This new Transnational Access Activities will provide new opportunities for European researchers to access free of charge complex computational astrophysical simulations, models and tools to simulate, compare, and analyse X-ray and gamma-ray data. The offered access will stimulate and enhance the knowledge of high-energy astrophysics across Europe. It will be of great interest to relatively inexperienced users in small institutes, and to observers that aim to gain new knowledge in computational astrophysics to model their data. The selection process will ensure that the best scientific use of the TNA is made and that the selected TNA site matches the needs of the user. The support will be provided by at least one person, for several hours a day, by means of tutorials, hands-on sessions, and models tailored to the users’ needs. After the visit, a point of contact at the TNA site will still be available for follow-up discussions.
Visits can be carried out at the following infrastructures:
The Department of Astronomy of the University of Geneva has a long experience in space missions, in particular with high-energy astrophysics missions, such as Integral. It further participates in activities related to the ESA L-class ATHENA mission, and other future space projects (e.g., XRISM, THESEUS, SPICA, eXTP, LISA, K-EUSO, etc). Scientific activities in high-energy astrophysics are focused around active galactic nuclei, X-ray binaries, galaxy clusters, and stars. The Department of Astronomy participated in the ASTRO-H/HITOMI mission, and was hosting the HITOMI European Science Support Center, and is now in the XRISM mission, expected to be launched in 2021 (in the midst of the period covered by this project).
Services currently offered by the infrastructure: the Department of Astronomy started the development of a multi-purpose tool to simulate X-ray interactions with matter. The code, called RefleX is publicly available. RefleX can simulate a vast variety of geometrical configurations and physical conditions; it is able to produce spectra, images and light curves. Visitors will be able to get familiar with the RefleX tool and will receive support into applying RefleX to their science case, including in the case of advanced usage, like the generation of Xspec models.
The Astronomical Observatory of Trieste (OATs) is one of the laboratories of the INAF. INAF-OATs has a long experience in carrying out cosmological hydrodynamical simulations of galaxy clusters and in comparing the thermodynamical and chemodynamical properties of the simulated intra-cluster medium (ICM) with X-ray observations. The group has developed software packages to extract mock X-ray observations of galaxy clusters from numerical simulations. This expertise has been recently applied to generate mocks Athena X-IFU observations of simulated clusters, and mock WFI images to evaluate the instrument capabilities to extract entropy profiles of distant clusters and groups.
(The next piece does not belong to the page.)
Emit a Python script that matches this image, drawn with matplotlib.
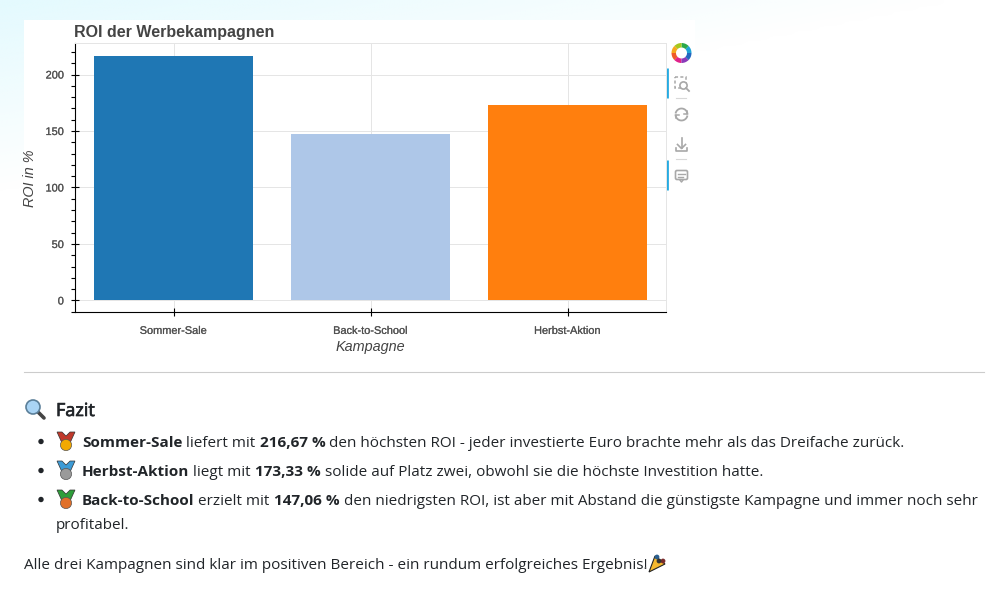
import numpy as np
import matplotlib
matplotlib.use("Agg")
import matplotlib.pyplot as plt
import matplotlib.patheffects as pe
from matplotlib.patches import Circle, Polygon, Wedge, Rectangle, FancyBboxPatch
from matplotlib.ticker import MultipleLocator

categories = ["Sommer-Sale", "Back-to-School", "Herbst-Aktion"]
roi_values = [216.67, 147.06, 173.33]
bar_colors = ["#1f77b4", "#aec7e8", "#ff7f0e"]
y_ticks = [0, 50, 100, 150, 200]

title = "ROI der Werbekampagnen"
x_label = "Kampagne"
y_label = "ROI in %"
heading = "Fazit"
bullets = [
    [[("Sommer-Sale", True), (" liefert mit ", False), ("216,67 %", True),
      (" den höchsten ROI - jeder investierte Euro brachte mehr als das Dreifache zurück.", False)]],
    [[("Herbst-Aktion", True), (" liegt mit ", False), ("173,33 %", True),
      (" solide auf Platz zwei, obwohl sie die höchste Investition hatte.", False)]],
    [[("Back-to-School", True), (" erzielt mit ", False), ("147,06 %", True),
      (" den niedrigsten ROI, ist aber mit Abstand die günstigste Kampagne und immer noch sehr", False)],
     [("profitabel.", False)]],
]
closing = "Alle drei Kampagnen sind klar im positiven Bereich - ein rundum erfolgreiches Ergebnis!"
medal_colors = [("#c0392b", "#f2a900"), ("#3d9bd6", "#9a9a9a"), ("#2e9e3a", "#e0702a")]

W, H = 1001, 592
fig = plt.figure(figsize=(W / 100, H / 100), dpi=100, facecolor="white")

# page layer in pixel coordinates
bg = fig.add_axes([0, 0, 1, 1], zorder=0)
bg.set_xlim(0, W); bg.set_ylim(H, 0); bg.axis("off")
yy, xx = np.mgrid[0:H:120j, 0:W:200j]
rgba = np.zeros(xx.shape + (4,))
rgba[..., :3] = matplotlib.colors.to_rgb("#e4fafe")
rgba[..., 3] = np.clip(1 - xx / 950 - yy / 190, 0, 1)
bg.imshow(rgba, extent=(0, W, H, 0), aspect="auto", interpolation="bilinear", zorder=0)
bg.set_xlim(0, W); bg.set_ylim(H, 0)
bg.add_patch(Rectangle((24, 20), 671, 340, fc="white", ec="none", zorder=1))
bg.plot([24, 984], [372, 372], color="#cccccc", lw=0.8, zorder=1)

# chart
ax = fig.add_axes([75 / W, 1 - 312 / H, (666 - 75) / W, (312 - 43) / H], zorder=2)
ax.patch.set_alpha(0)
x = np.arange(len(categories))
ax.bar(x, roi_values, width=0.805, color=bar_colors, edgecolor="none", zorder=3)
ax.set_xlim(-0.5, 2.5)
ax.set_ylim(-10.2, 227.9)
ax.set_xticks(x, categories)
ax.set_yticks(y_ticks)
ax.yaxis.set_minor_locator(MultipleLocator(10))
ax.grid(True, color="#e5e5e5", lw=0.72, zorder=0)
ax.set_axisbelow(True)
for s in ("top", "right"):
    ax.spines[s].set_color("#e5e5e5"); ax.spines[s].set_linewidth(0.72)
for s in ("left", "bottom"):
    ax.spines[s].set_color("black"); ax.spines[s].set_linewidth(0.8)
CH = "Liberation Sans"
ax.tick_params(axis="both", which="major", direction="inout", length=6, width=0.8, color="black",
               labelcolor="#505050", labelsize=7.9)
ax.tick_params(axis="y", which="major", pad=5)
ax.tick_params(axis="x", which="major", pad=7)
ax.tick_params(axis="y", which="minor", direction="out", length=3, width=0.8, color="black")
semi = [pe.withStroke(linewidth=0.2, foreground="#777777")]
for t in ax.get_xticklabels() + ax.get_yticklabels():
    t.set_fontfamily(CH); t.set_path_effects(semi)

bg.text(74.5, 32, title, fontsize=11.55, fontweight="bold", family=CH, color="#444444", va="center", ha="left", zorder=5)
bg.text(370.5, 347, x_label, fontsize=10.4, style="italic", family=CH, color="#444444", ha="center", va="center", zorder=5)
bg.text(30.5, 178, y_label, fontsize=10.4, style="italic", family=CH, color="#444444", rotation=90, ha="center", va="center", zorder=5)

# text section
BODY = "Open Sans"
FS = 11.0
INK = "#212529"
renderer = fig.canvas.get_renderer()

def runs(x0, y0, parts, size=FS):
    cur = x0
    for s, bold in parts:
        w = "bold" if bold else "normal"
        lead = len(s) - len(s.lstrip(" "))
        trail = len(s) - len(s.rstrip(" "))
        sp = bg.text(0, 0, "n n", fontsize=size, family=BODY, fontweight=w)
        sq = bg.text(0, 0, "nn", fontsize=size, family=BODY, fontweight=w)
        space = sp.get_window_extent(renderer).width - sq.get_window_extent(renderer).width
        sp.remove(); sq.remove()
        cur += lead * space
        t = bg.text(cur, y0, s.strip(" "), fontsize=size, family=BODY, color=INK,
                    fontweight=w, va="baseline", ha="left", zorder=5)
        cur += t.get_window_extent(renderer).width + trail * space
    return cur

def medal(cx, cy, ribbon, disc):
    bg.add_patch(Polygon([(cx - 9, cy - 9), (cx - 4, cy - 9), (cx, cy - 5), (cx + 4, cy - 9), (cx + 9, cy - 9),
                          (cx + 4, cy + 2), (cx - 4, cy + 2)], fc=ribbon, ec="#333333", lw=0.5, zorder=5))
    bg.add_patch(Circle((cx, cy + 4), 5.6, fc=disc, ec="#555555", lw=0.5, zorder=6))

def lens(cx, cy):
    bg.plot([cx + 4, cx + 11], [cy + 4, cy + 11], color="#444444", lw=2.6, solid_capstyle="round", zorder=5)
    bg.add_patch(Circle((cx, cy), 7, fc="#a9d4f5", ec="#5b7f99", lw=1.2, zorder=6))

lens(33, 407)
bg.text(56, 416, heading, fontsize=13, family=BODY, color=INK, va="baseline", zorder=5,
        path_effects=[pe.withStroke(linewidth=0.5, foreground=INK)])

line_y = [447, 476, 505, 529]
i = 0
for b, (rib, disc) in zip(bullets, medal_colors):
    bg.add_patch(Circle((41, line_y[i] - 5.5), 2.7, fc=INK, ec="none", zorder=5))
    medal(66, line_y[i] - 6, rib, disc)
    for j, parts in enumerate(b):
        runs(82 if j == 0 else 56, line_y[i], parts)
        i += 1

bg.text(24, 569, closing, fontsize=FS, family=BODY, color=INK, va="baseline", zorder=5)
# party popper
bg.add_patch(Polygon([(649, 572), (665, 564), (655, 556)], fc="#f5b82e", ec="#222222", lw=0.8, zorder=5))
for px, py, c in [(657, 557, "#2a5f8f"), (663, 561, "#7a2b2b"), (659, 561, "#333333")]:
    bg.add_patch(Circle((px, py), 2.4, fc=c, ec="none", zorder=6))

# toolbar
cx, cy = 681.5, 53
ring = ["#1fa3d6", "#2aa84a", "#a6c81e", "#f5a81f", "#ef5a2a", "#e0218a", "#8a3ab9", "#2266c0"]
for k, c in enumerate(ring):
    bg.add_patch(Wedge((cx, cy), 10, -k * 45 - 45, -k * 45, width=4.5, fc=c, ec="none", zorder=5))
for y0, y1 in [(68, 98), (160, 190)]:
    bg.plot([667, 667], [y0, y1], color="#26aae1", lw=2, solid_capstyle="butt", zorder=5)
IC = "#a8a8a8"
for yy0 in (98, 159):
    bg.plot([676, 686], [yy0, yy0], color="#d8d8d8", lw=0.8, zorder=5)
# box zoom
bg.add_patch(Rectangle((675, 77), 11, 11, fc="none", ec=IC, lw=1.1, ls=(0, (2, 1.5)), zorder=5))
bg.add_patch(Circle((683.5, 85.5), 3.6, fc="white", ec=IC, lw=1.2, zorder=6))
bg.plot([686, 689], [88, 91], color=IC, lw=1.3, zorder=6)
# reset
for a0, a1, tip in [(0.55, 0.98, 0), (0.05, 0.48, 1)]:
    th = np.linspace(a0, a1, 30) * 2 * np.pi
    px, py = 681.5 + 6 * np.cos(th), 114.5 + 6 * np.sin(th)
    bg.plot(px, py, color=IC, lw=1.3, zorder=5)
    bg.plot([px[-1] - 3 if tip == 0 else px[-1] + 3, px[-1], px[-1]],
            [py[-1], py[-1], py[-1] - 3 if tip == 0 else py[-1] + 3], color=IC, lw=1.1, zorder=5)
# save
bg.plot([681.5, 681.5], [138, 148], color=IC, lw=1.2, zorder=5)
bg.plot([677.5, 681.5, 685.5], [144.5, 148.5, 144.5], color=IC, lw=1.2, zorder=5)
bg.plot([676, 676, 687, 687], [148, 151, 151, 148], color=IC, lw=1.2, zorder=5)
# hover
bg.add_patch(FancyBboxPatch((676, 171), 11, 8, boxstyle="round,pad=0.5,rounding_size=1.5", fc="none", ec=IC, lw=1.2, zorder=5))
bg.plot([678, 685], [174, 174], color=IC, lw=1, zorder=5)
bg.plot([678, 683], [176.5, 176.5], color=IC, lw=1, zorder=5)
bg.plot([680, 681.5, 683], [180, 182, 180], color=IC, lw=1.1, zorder=5)

bg.set_xlim(0, W); bg.set_ylim(H, 0)
fig.savefig("out.png", dpi=100, facecolor="white")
Services currently offered by the infrastructure: The following services will be provided to visitors: i) access to raw data of cosmological hydrodynamical simulations of galaxy clusters; ii) training on the physical processes included in the simulation code (e.g. star formation, stellar evolution, chemical enrichment, feedback from SNe and AGN); iii) training on low-level postprocessing analysis products and software tools: users will become familiar with the procedures to extract intrinsic physical properties of the ICM, to be compared with results from X-ray observations; iv) access to mock X-ray event files generated by synthetic observations of simulated galaxy clusters: such event files can be generated by already developed X-ray simulators which account for the energy-dependent PSF and response functions for different X-ray telescopes.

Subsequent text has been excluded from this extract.